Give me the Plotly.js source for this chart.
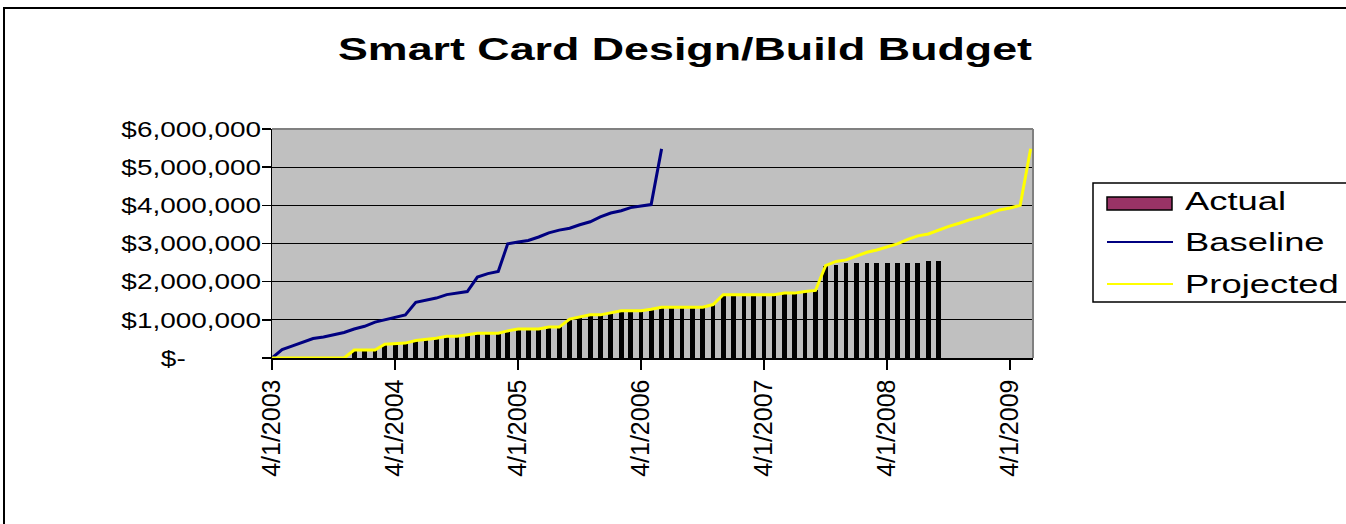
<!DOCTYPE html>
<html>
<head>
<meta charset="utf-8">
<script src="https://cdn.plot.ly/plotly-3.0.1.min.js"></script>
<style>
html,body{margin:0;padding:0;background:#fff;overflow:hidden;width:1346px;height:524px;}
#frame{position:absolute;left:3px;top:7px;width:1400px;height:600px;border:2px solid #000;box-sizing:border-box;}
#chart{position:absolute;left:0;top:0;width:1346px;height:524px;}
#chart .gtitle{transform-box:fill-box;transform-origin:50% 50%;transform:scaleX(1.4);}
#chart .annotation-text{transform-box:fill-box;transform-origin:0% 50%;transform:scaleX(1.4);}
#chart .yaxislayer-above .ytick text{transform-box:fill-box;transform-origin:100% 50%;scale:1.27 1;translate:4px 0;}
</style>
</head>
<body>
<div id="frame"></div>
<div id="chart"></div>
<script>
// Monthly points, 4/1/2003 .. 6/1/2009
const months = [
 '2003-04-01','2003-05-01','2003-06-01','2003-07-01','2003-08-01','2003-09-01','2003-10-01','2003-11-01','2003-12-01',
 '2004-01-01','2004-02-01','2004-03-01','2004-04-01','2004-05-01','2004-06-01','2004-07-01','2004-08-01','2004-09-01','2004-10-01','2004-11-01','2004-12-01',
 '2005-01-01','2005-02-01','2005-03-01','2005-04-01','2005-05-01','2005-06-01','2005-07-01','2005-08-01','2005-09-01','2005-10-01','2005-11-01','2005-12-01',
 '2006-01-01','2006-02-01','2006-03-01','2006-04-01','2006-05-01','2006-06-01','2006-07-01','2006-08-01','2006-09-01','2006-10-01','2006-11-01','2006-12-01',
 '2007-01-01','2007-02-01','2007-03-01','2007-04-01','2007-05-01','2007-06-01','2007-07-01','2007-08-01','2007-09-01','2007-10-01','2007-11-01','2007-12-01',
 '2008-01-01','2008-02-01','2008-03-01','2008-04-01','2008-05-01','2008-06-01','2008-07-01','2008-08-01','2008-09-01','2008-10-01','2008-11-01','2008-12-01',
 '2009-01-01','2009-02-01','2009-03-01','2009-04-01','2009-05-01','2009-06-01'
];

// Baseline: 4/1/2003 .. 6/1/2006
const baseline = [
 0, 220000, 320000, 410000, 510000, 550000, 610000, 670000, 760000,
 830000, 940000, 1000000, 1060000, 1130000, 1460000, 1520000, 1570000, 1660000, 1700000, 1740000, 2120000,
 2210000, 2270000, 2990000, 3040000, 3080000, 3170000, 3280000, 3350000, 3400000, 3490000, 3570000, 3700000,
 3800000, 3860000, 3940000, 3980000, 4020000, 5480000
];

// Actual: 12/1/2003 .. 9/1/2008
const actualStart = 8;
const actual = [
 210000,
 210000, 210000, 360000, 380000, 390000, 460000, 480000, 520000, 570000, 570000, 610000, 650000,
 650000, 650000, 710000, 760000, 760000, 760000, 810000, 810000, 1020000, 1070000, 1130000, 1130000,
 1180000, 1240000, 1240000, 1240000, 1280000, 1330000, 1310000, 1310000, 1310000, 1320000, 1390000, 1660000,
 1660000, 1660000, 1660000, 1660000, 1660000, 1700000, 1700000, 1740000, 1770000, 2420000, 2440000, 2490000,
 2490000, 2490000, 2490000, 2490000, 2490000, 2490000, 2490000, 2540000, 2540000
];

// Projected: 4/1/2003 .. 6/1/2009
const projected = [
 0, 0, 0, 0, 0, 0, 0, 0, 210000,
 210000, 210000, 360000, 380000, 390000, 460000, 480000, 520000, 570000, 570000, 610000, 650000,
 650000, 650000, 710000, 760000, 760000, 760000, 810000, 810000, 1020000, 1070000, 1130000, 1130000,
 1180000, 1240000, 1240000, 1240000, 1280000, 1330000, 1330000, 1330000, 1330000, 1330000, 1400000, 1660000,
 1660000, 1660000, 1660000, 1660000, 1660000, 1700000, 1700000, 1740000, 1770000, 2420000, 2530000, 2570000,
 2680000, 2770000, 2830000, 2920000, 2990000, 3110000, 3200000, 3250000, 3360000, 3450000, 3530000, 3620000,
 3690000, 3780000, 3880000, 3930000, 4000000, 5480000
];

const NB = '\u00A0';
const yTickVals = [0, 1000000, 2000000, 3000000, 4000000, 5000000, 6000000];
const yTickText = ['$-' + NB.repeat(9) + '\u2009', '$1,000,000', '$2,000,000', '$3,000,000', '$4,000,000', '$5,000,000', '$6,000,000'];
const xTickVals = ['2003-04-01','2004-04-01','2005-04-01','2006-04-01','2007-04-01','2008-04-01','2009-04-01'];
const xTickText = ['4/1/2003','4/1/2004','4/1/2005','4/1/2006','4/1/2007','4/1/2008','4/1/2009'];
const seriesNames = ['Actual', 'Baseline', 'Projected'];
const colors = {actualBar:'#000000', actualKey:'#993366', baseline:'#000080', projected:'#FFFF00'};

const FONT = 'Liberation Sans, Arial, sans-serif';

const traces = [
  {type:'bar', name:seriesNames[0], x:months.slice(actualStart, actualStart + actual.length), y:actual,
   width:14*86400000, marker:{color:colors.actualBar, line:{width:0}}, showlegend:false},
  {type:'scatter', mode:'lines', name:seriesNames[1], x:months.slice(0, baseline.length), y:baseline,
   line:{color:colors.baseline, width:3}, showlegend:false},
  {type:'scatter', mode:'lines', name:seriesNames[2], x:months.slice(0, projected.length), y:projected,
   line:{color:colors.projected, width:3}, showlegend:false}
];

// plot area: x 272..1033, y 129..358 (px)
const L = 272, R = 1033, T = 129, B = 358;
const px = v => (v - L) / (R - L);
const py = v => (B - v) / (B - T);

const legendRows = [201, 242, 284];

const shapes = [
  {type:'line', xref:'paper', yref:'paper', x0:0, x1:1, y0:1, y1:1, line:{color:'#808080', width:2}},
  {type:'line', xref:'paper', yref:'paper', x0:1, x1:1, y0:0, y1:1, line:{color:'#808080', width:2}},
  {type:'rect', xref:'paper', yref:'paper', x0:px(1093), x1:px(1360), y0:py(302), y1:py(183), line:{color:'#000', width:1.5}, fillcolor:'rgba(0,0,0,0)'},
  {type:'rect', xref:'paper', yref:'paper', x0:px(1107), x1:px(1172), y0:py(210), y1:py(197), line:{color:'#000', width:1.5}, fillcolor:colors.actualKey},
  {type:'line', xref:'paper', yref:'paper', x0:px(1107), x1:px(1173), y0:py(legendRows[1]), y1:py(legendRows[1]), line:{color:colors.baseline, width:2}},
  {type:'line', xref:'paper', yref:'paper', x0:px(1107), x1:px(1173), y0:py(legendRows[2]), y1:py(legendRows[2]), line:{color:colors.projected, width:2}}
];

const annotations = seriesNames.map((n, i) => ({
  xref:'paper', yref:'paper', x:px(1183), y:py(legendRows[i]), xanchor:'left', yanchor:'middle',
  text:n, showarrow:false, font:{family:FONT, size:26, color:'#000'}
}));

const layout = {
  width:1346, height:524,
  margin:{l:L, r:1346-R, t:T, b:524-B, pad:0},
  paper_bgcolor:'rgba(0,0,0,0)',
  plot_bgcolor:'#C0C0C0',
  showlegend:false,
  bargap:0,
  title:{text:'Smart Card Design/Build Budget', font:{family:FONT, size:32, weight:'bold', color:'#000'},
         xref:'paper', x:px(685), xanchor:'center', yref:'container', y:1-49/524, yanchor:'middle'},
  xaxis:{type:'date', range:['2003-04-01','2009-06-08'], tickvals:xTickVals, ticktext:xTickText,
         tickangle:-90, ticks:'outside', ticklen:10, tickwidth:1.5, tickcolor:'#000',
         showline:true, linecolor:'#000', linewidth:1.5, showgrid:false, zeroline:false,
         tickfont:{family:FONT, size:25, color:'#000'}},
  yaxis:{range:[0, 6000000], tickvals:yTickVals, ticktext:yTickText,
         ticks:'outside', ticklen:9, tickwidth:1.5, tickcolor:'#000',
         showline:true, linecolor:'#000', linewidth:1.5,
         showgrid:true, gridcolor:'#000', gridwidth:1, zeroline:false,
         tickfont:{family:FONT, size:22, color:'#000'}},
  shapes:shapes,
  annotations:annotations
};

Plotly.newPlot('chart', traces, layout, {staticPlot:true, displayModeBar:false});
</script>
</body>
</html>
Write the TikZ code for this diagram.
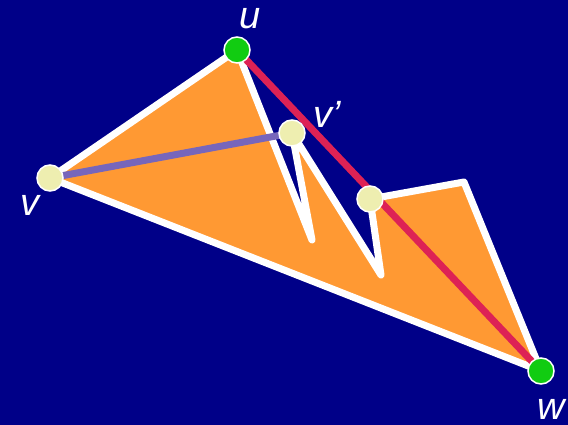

════════

* **WHAT TO WORK ON**:
Extract every line of the records above that contains the word "chart".

* **WRITTEN SOLUTION**:
Give me the Plotly.js source for this chart.
#chart{position:absolute;left:0;top:0;width:1346px;height:524px;}
#chart .gtitle{transform-box:fill-box;transform-origin:50% 50%;transform:scaleX(1.4);}
#chart .annotation-text{transform-box:fill-box;transform-origin:0% 50%;transform:scaleX(1.4);}
#chart .yaxislayer-above .ytick text{transform-box:fill-box;transform-origin:100% 50%;scale:1.27 1;translate:4px 0;}
<div id="chart"></div>
Plotly.newPlot('chart', traces, layout, {staticPlot:true, displayModeBar:false});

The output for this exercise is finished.